With its quick response from forward employed sites, effective high search rate surveillance, standoff identification and targeting outside the littoral air defense threat, and both long and short range anti-ship missiles, the P-3 is integral to establishing battlespace dominance in support of joint strike operations.
The Coastal Patrol / Ocean Surveillance mission, which is becoming increasingly important in the new world order, MPA can serve as the "eyes and ears" of the fleet. Maritime surveillance was the underlying mission of patrol aviation from the beginning. The first naval aviation unit was a squadron of seaplanes, commissioned to operate with the fleet and to bring naval air power to the sea. Beginning with its early role in aerial surveillance, patrol aircraft have routinely kept watch over coastal waters and open ocean areas throughout the world.

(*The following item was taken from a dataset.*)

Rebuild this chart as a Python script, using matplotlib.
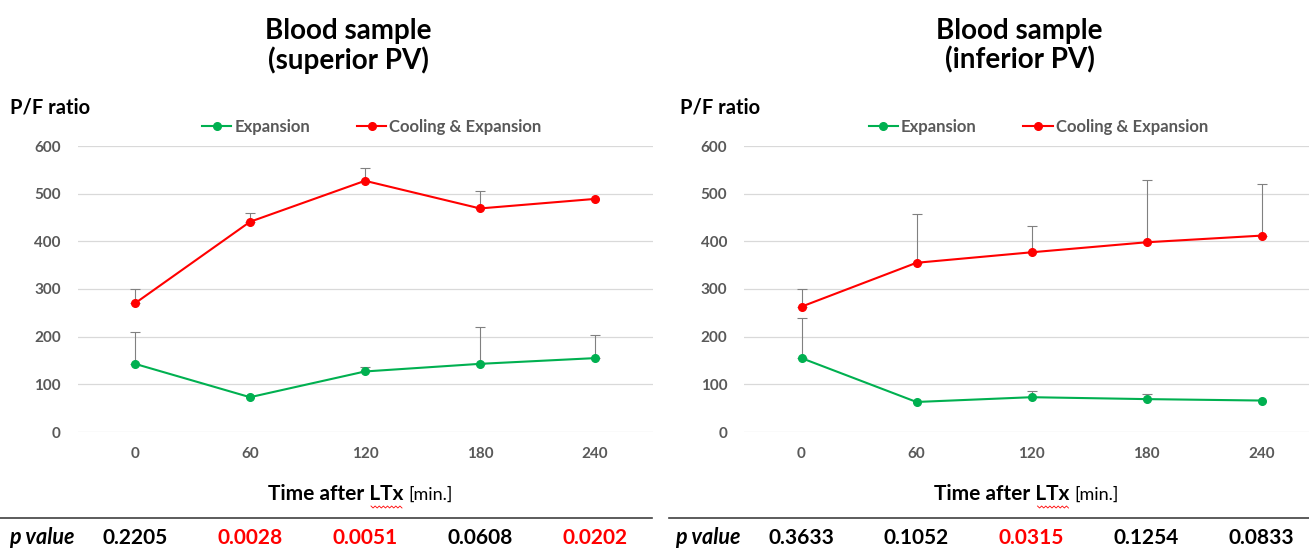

In 1914, AB-3 flying boats conducted minehunting and reconnaissance missions off Veracruz, Mexico to provide intelligence for Atlantic Fleet forces in support of the Mexican crisis. In 1917, the flying boats were the first U.S. combatants to participate in World War I by conducting coastal surveillance in European waters. And in 1942, it was PBY patrol planes which located and conducted the first attack on approaching Japanese naval forces during the pivotal Battle of Midway. Throughout the World War II Pacific campaigns, the Korean war, the Vietnam war and Desert Storm, MPA forces have exercised this primary surveillance mission while providing timely, accurate intelligence on contacts at sea.
Current ISAR provides a superb search, tracking, imaging, and identification capability, even in coastal waters. The MPA electronic support measures/countermeasures (ESM/ECM) systems provide monitoring, collection and identification of the adversary's electronic emissions. The range and endurance of MPA make them uniquely well-suited to this surveillance mission.